Hello! I have 3 articles for your perusal this Tuesday morning!
First up, California’s got some trouble:
California is sinking, and it’s getting worse
Last summer, scientists recorded the worst sinking in at least 50 years. This summer, all-time records are expected across the state as thousands of miles of land in the Central Valley and elsewhere sink.
But the extent of the problem and how much it will cost taxpayers to fix are part of the mystery of the state’s unfolding drought. No agency is tracking the sinking statewide, little public money has been put toward studying it and California allows agriculture businesses to keep crucial parts of their operations secret.
The cause is known: People are pulling unsustainable amounts of water out of underground aquifers, primarily for food production.
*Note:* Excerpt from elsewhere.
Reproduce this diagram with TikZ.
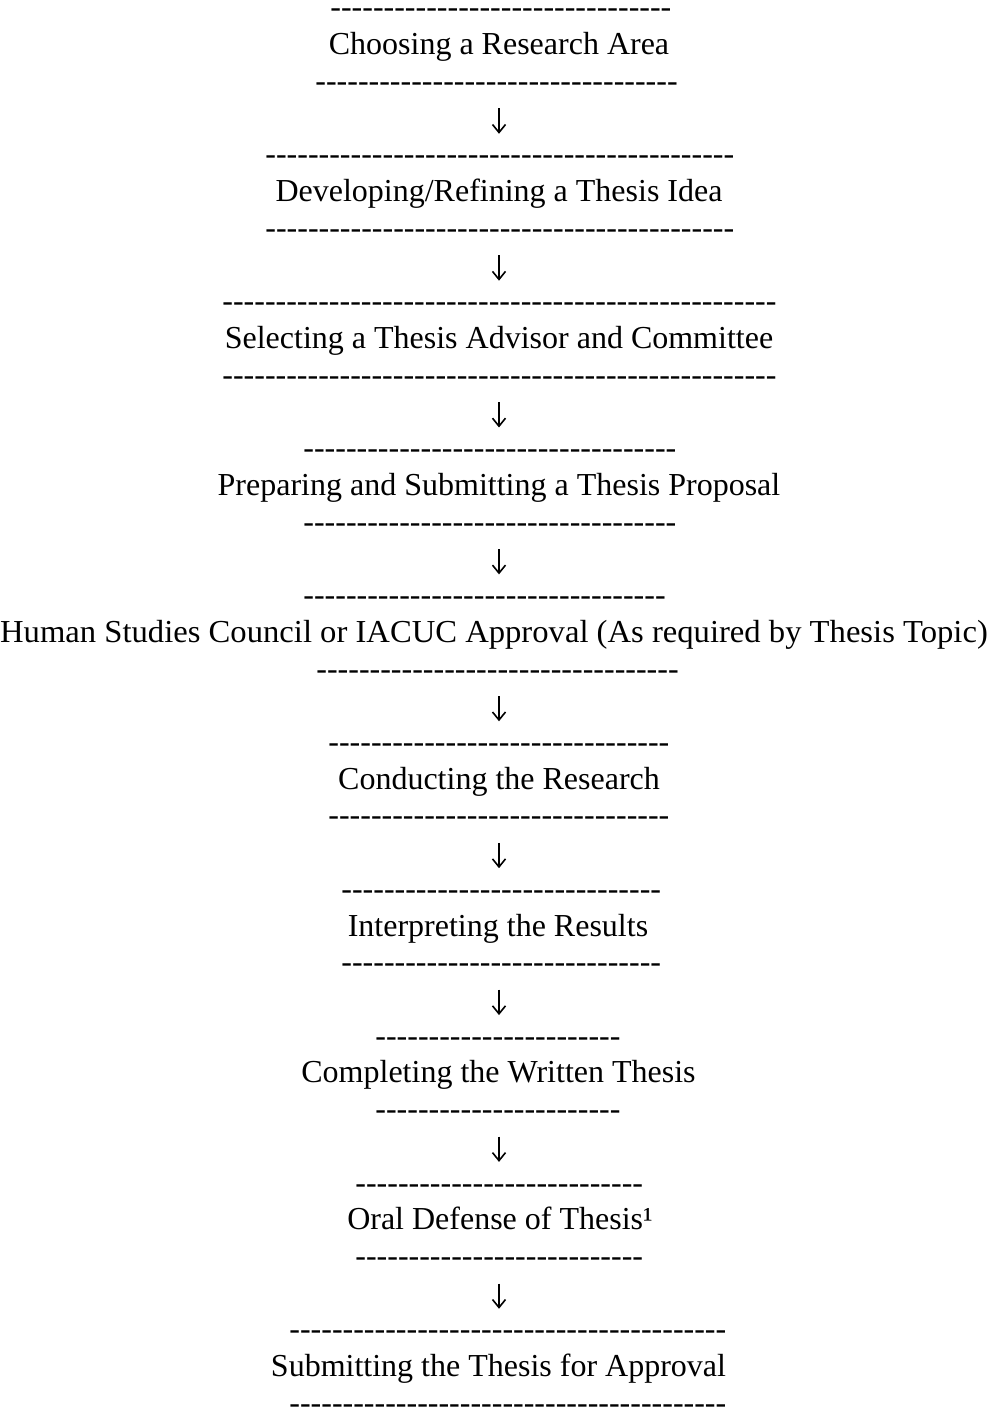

With the water sucked out to irrigate crops, a practice that has accelerated during the drought, tens of thousands of square miles are deflating like a leaky air mattress, inch by inch.
Jump!
Next, some science on deniers:
If You’ve Wondered Why So Many Politicians Deny Climate Change, Science Has Your Answer
The study published Monday, however, looked at how echo chambers specifically affected members of Congress and the people who influenced them during the 2010 debate over cap-and-trade. And what it found was that the presence of echo chambers only impeded scientific debate when they appeared on the side that denied the science of human-caused climate change. That’s because those echo chambers relied on significantly fewer pieces of peer-reviewed science to make their claims that carbon emissions were not worth limiting.
“Echo chambers themselves are not a terrible thing,” Dana Fisher, the director of the University of Maryland’s Program for Society and the Environment and co-author of the study, told ThinkProgress. “But because of the way some echo chambers form, minority opinions can be repeated and repeated, so it amplifies their perspective.”
Finally, the price of irrational fear:
Spain Has First Case Of Diphtheria In 28 Years Thanks To Anti-Vaxxers
Diphtheria is a bacterial infection that spreads through coughing or sneezing, according to the World Health Organization. Once infected, sufferers can experience a sore throat, fever and swollen glands in the neck. Diphtheria can lead to serious complications even with treatment, with 10% of cases resulting in death. Spain’s Health Ministry had to scramble to find the drug to treat the child as there had not been a case of diphtheria in Spain for almost 28 years due to the country’s high vaccination coverage (over 95%). The antitoxin was eventually delivered from Moscow to Barcelona by the Russian ambassador.